Austerity Europe reared its ugly head today when a volley of rubber bullets fired by police injured scores of protesters and members of the media during Spain's "Jarrow March."

Coalminers and trade union activists angry over government subsidy cuts had massed by the gates of the Ministry of Industry in Madrid and were making their voices heard.

Riot police guarding the building charged using their batons, leaving about a dozen wounded.

Witnesses said some supporters who had joined the demo at the last minute then began to throw stones and firecrackers at police - who replied with rubber bullets.

Reports said that "several" demonstrators, members of the media as well as some policemen had been injured.

One witness said: "At least one photographer had severe bleeding from the head, and a television camera operator was lying on the floor and looked unconscious."

Police were reported to have arrested five people and at least 23 people were said to have been tended by emergency services for injuries after the charge.
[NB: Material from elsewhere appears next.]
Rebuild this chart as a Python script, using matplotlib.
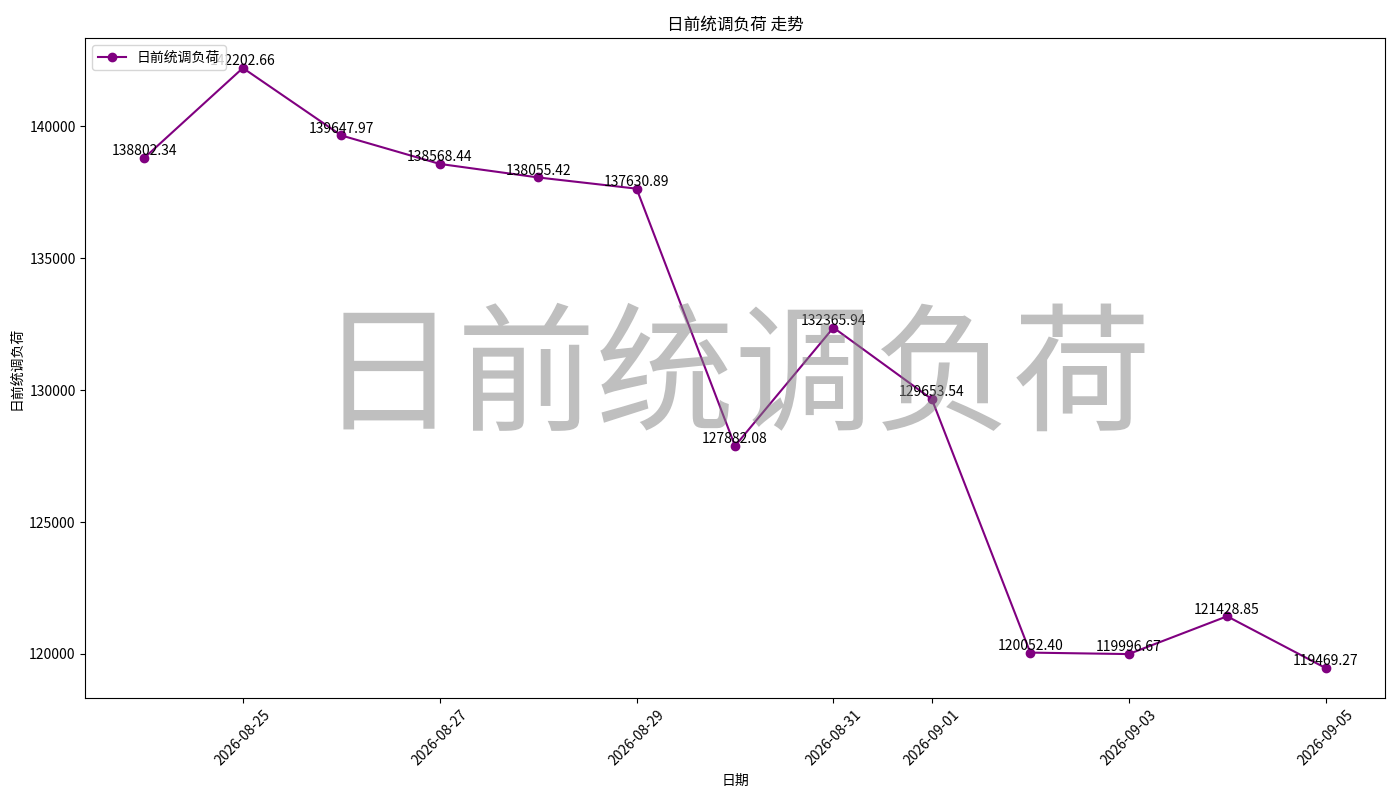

Around 25,000 miners had converged on Madrid and linked up with union activists to protest against a 63 per cent cut in government subsidies to mining companies.

Most reached the capital in 500 buses - but many had walked for weeks in what observers were calling their "Jarrow March," an echo of the October 1936 protest march against unemployment and extreme poverty in north-east England.

Miners wearing hard hats and carrying walking sticks marched with relatives and sympathisers under a hot sun surrounded by huge puffs of firework smoke.

They were chanting: "No to the closure of coal mining - yes to the reactivation of the mining regions" and were greeted with applause from passers-by.

Unions say cuts will completely destroy coal mining in Spain.

On Tuesday night the miners had been received as heroes in Puerta del Sol, one of Madrid's main plazas.

David Menendez, who has worked down the pits for 10 years, came from Asturias in the north by bus with relatives and fellow miners. "I'm here to defend my work," Mr Menendez said.

He said he was outraged by tax rises and austerity measures announced by Prime Minister Mariano Rajoy's government just before the protest.

He said: "Rajoy is committing crimes against the economy and killing it. "

Spanish coal's state subsidies are due to be eliminated by 2018 under EU agreements.

Labour MP Jeremy Corbyn said: "This is the true face of the European banks' austerity measures against some of the poorest people in Europe."

National Union of Mineworkers (NUM) Yorkshire area chairman Chris Skidmore said: "We condemn any action taken against the miners.

"We are sympathetic with the Spanish miners - we were labelled the enemy within and now they have been."

And Labour MP and former NUM president Ian Lavery said: "I salute the Spanish miners in their efforts to secure a future for themselves and their families.

"I urge miners from across the world to support the strikers by whatever means they can. Solidarity forever."